9.2. KwicIndex.__makeStopSet(): Build the internal stop list

kwic.py
# - - -   K w i c I n d e x . _ _ m a k e S t o p S e t

    def __makeStopSet(self, stopList):
        '''Build the internal stop list.

          [ stopList is a sequence of unicode or UTF-8 string
            values or None ->
              if stopList is not None ->
                if stopList contains at least one str that is not
                valid UTF-8 ->
                  raise UnicodeEncodeError
                else ->
                  self.__stopSet  :=  a set made from the elements of
                      stopList, converted to Unicode and upshifted
              else if file stop_words is readable ->
                self.__stopSet  :=  a set made from the keywords
                    found in that file, as upshifted Unicode
              else ->
                self.__stopSet  :=  an empty set ]
        '''

For the logic that converts UTF-8 encoded strings to Unicode, see Section 9.3, “KwicIndex.__makeUni(): Force Unicode representation”.

kwic.py
        #-- 1 --
        # [ if stopList is not None ->
        #     if stopList contains at least one str that is not
        #     valid UTF-8 ->
        #       raise UnicodeEncodeError
        #     else ->
        #       self.__stopSet  :=  a set made from the elements of
        #           stopList, converted to Unicode and upshifted
        #       return
        #   else -> I ]
        if stopList is not None:
            self.__stopSet = set (
                [ self.__makeUni(s).upper()
                  for s in stopList ] )
            return

Bereft of an explicit stop list, we next try to read the default stop list file.

kwic.py
        #-- 2 --
        # [ self.__stopSet  :=  a new, empty set ]
        self.__stopSet = set()

Note

We assume that we're reading the file given in Section 13, “The default stop_words file”, which contains no non-ASCII characters.
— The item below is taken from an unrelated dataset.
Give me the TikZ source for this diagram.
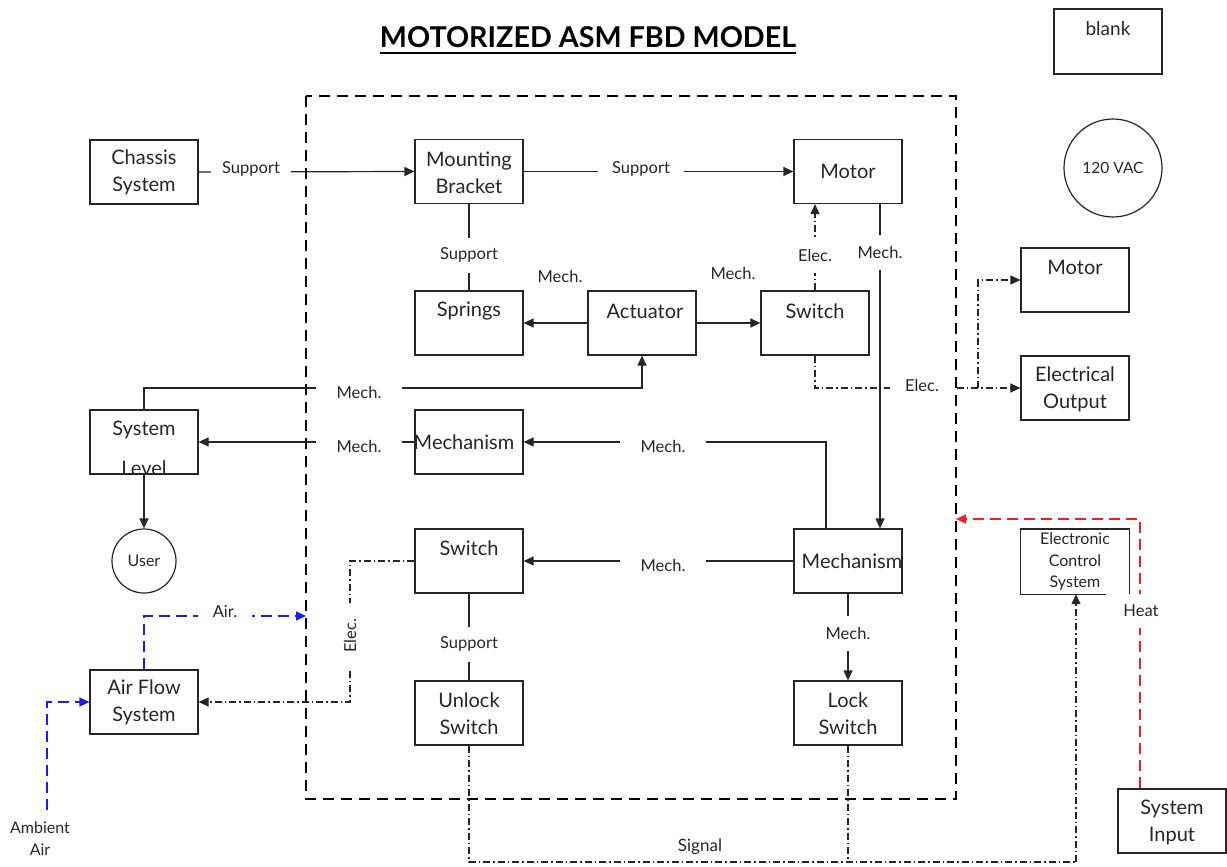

There's no reason the user can't substitute their own file and name it stop_words. If some user someday wants to substitute a file that is encoded as UTF-8, replace the following block with this logic, taken from the Python Unicode HOWTO:

import codecs
stopFile = codecs.open(STOP_FILE_NAME, encoding='utf-8')
kwic.py
        #-- 3 --
        # [ if file STOP_FILE_NAME can be opened for reading ->
        #     stopFile  :=  that file, so opened
        #   else -> return ]
        try:
            stopFile = open ( STOP_FILE_NAME )
        except IOError:
            return

Although our stop_words file has one word per line and nothing else, since we already have the logic to find all the keywords in a line in Section 9.4, “KwicIndex.__findKeywords(): Find all the keywords in a line”, we can allow the stop file to have any number of keywords in a line, and ignore anything else.

kwic.py
        #-- 4 --
        # [ self.__stopSet  +:=  Unicode-converted, upshifted
        #       keywords from stopFile ]
        for line in [ unicode(s)
                      for s in stopFile ]:
            for (start, end) in self.__findKeywords(line):
                self.__stopSet.add(line[start:end].upper())

        #-- 5 --
        stopFile.close()